That evening we took a stroll along the river and witnessed lots of people lighting lanterns and setting them off. The idea behind this was to make a wish, and then you send your wish downstream. I was wondering whether the geezer who had to fish out the cardboard at the end of the river also made a wish…for people to stop making wishes with the lanterns.

We stopped off at a restaurant where the owner was an eccentric old timer, all in leather. The first thing he showed us when we sat down was not the menu, but his feedback book from previous customers. One lady in the book said she wanted to marry him! This was the first review he showed us which he was extremely proud of. When our food came, he took our chopsticks from our hands and mixed it up for us in the bowls, and then fed corn to Ednora, one corn at a time, until finally ending his contribution by checking himself out in the mirror. Sexy bastard. After saying goodbye, and obviously contributing to the review book, we found a spot which sold beer for 16p. 16p. After spending £2, we were pretty drunk and found a bar playing Johnny Cash and the Beatles (covers, not actually Johnny Cash and The Beatles, as Johnny Cash and half The Beatles are dead). We met an Aussie bloke called Matt who said he’d never been outside Australia. Ednora and he danced the night away, dragging everyone else in the bar up with them.
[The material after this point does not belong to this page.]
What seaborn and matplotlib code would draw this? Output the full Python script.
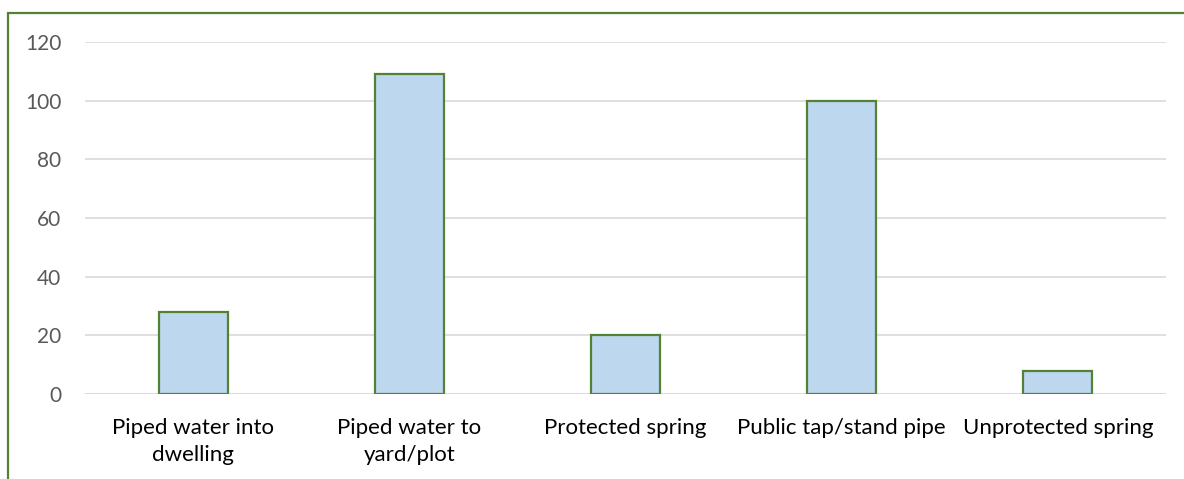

Matt did his best but struggled to keep up with our Ednora, but were both party-starters nonetheless.

Naturally, the next day we were hanging, but who would have known that the best way to get rid of a hangover was to do a cooking class! It started with some fishing, where we caught zero fish, and then headed to some bloke’s house where we cooked this incredible meal. We had shrimp and pork pancakes, papaya salad, roasted mackerel, pork and shrimp spring rolls, and much more. Our gluttony did us proud as we dined with new friends.

Catching fish in Hoi Ann, Vietnam.

Catching fish in Hoi Ann, Vietnam.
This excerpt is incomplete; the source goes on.